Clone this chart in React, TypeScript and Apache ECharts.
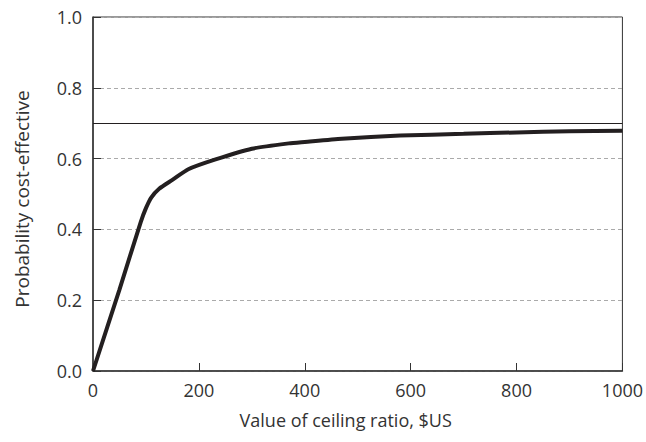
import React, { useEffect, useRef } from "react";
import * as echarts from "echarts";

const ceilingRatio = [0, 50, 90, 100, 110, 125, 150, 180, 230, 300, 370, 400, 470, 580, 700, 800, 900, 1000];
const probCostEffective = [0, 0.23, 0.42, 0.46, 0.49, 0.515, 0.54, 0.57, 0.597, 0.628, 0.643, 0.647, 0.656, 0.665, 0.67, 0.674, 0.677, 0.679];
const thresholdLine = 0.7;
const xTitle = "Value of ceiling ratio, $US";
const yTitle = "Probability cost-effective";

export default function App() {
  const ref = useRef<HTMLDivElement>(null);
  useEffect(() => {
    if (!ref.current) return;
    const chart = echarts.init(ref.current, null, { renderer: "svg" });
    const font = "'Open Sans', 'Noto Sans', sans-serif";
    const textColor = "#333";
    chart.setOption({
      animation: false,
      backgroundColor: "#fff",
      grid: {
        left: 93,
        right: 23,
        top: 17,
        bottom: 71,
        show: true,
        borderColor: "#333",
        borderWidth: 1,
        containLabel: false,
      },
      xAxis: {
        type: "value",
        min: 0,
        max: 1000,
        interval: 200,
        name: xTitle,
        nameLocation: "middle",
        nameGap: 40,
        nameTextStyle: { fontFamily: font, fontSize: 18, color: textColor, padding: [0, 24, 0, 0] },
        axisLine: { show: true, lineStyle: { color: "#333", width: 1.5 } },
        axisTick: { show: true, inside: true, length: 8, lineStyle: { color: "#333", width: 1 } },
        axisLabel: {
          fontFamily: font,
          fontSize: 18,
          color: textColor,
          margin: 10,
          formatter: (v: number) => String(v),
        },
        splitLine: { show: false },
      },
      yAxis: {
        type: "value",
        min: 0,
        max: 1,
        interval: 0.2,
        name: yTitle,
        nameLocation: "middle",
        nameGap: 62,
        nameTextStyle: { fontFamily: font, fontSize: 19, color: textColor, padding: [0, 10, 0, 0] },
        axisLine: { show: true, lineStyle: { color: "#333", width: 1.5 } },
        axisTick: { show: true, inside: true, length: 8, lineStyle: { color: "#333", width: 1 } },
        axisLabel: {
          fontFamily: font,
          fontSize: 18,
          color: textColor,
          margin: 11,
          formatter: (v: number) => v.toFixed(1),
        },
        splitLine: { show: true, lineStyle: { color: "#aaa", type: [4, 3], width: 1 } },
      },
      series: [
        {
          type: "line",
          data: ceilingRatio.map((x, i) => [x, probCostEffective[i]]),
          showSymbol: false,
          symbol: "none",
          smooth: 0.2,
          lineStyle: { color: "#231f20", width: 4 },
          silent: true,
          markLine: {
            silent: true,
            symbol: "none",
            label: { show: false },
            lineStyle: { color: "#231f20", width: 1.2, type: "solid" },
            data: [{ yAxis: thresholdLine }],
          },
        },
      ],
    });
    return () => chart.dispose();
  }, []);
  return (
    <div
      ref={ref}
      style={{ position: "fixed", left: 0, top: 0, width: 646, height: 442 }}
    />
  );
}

■ Stated goal ■
Reproduce each line exactly, please, except for any pictures.

■ Result ■
Clone this chart in React, TypeScript and Apache ECharts.
import React, { useEffect, useRef } from "react";
import * as echarts from "echarts";

const ceilingRatio = [0, 50, 90, 100, 110, 125, 150, 180, 230, 300, 370, 400, 470, 580, 700, 800, 900, 1000];
const probCostEffective = [0, 0.23, 0.42, 0.46, 0.49, 0.515, 0.54, 0.57, 0.597, 0.628, 0.643, 0.647, 0.656, 0.665, 0.67, 0.674, 0.677, 0.679];
const thresholdLine = 0.7;
const xTitle = "Value of ceiling ratio, $US";
const yTitle = "Probability cost-effective";

export default function App() {
  const ref = useRef<HTMLDivElement>(null);
  useEffect(() => {
    if (!ref.current) return;
    const chart = echarts.init(ref.current, null, { renderer: "svg" });
    const font = "'Open Sans', 'Noto Sans', sans-serif";
    const textColor = "#333";
    chart.setOption({
      animation: false,
      backgroundColor: "#fff",
      grid: {
        left: 93,
        right: 23,
        top: 17,
        bottom: 71,
        show: true,
        borderColor: "#333",
        borderWidth: 1,
        containLabel: false,
      },
      xAxis: {
        type: "value",
        min: 0,
        max: 1000,
        interval: 200,
        name: xTitle,
        nameLocation: "middle",
        nameGap: 40,
        nameTextStyle: { fontFamily: font, fontSize: 18, color: textColor, padding: [0, 24, 0, 0] },
        axisLine: { show: true, lineStyle: { color: "#333", width: 1.5 } },
        axisTick: { show: true, inside: true, length: 8, lineStyle: { color: "#333", width: 1 } },
        axisLabel: {
          fontFamily: font,
          fontSize: 18,
          color: textColor,
          margin: 10,
          formatter: (v: number) => String(v),
        },
        splitLine: { show: false },
      },
      yAxis: {
        type: "value",
        min: 0,
        max: 1,
        interval: 0.2,
        name: yTitle,
        nameLocation: "middle",
        nameGap: 62,
        nameTextStyle: { fontFamily: font, fontSize: 19, color: textColor, padding: [0, 10, 0, 0] },
        axisLine: { show: true, lineStyle: { color: "#333", width: 1.5 } },
        axisTick: { show: true, inside: true, length: 8, lineStyle: { color: "#333", width: 1 } },
        axisLabel: {
          fontFamily: font,
          fontSize: 18,
          color: textColor,
          margin: 11,
          formatter: (v: number) => v.toFixed(1),
        },
        splitLine: { show: true, lineStyle: { color: "#aaa", type: [4, 3], width: 1 } },
      },
      series: [
        {
          type: "line",
          data: ceilingRatio.map((x, i) => [x, probCostEffective[i]]),
          showSymbol: false,
          symbol: "none",
          smooth: 0.2,
          lineStyle: { color: "#231f20", width: 4 },
          silent: true,
          markLine: {
            silent: true,
            symbol: "none",
            label: { show: false },
            lineStyle: { color: "#231f20", width: 1.2, type: "solid" },
            data: [{ yAxis: thresholdLine }],
          },
        },
      ],
    });
    return () => chart.dispose();
  }, []);
  return (
    <div
      ref={ref}
      style={{ position: "fixed", left: 0, top: 0, width: 646, height: 442 }}
    />
  );
}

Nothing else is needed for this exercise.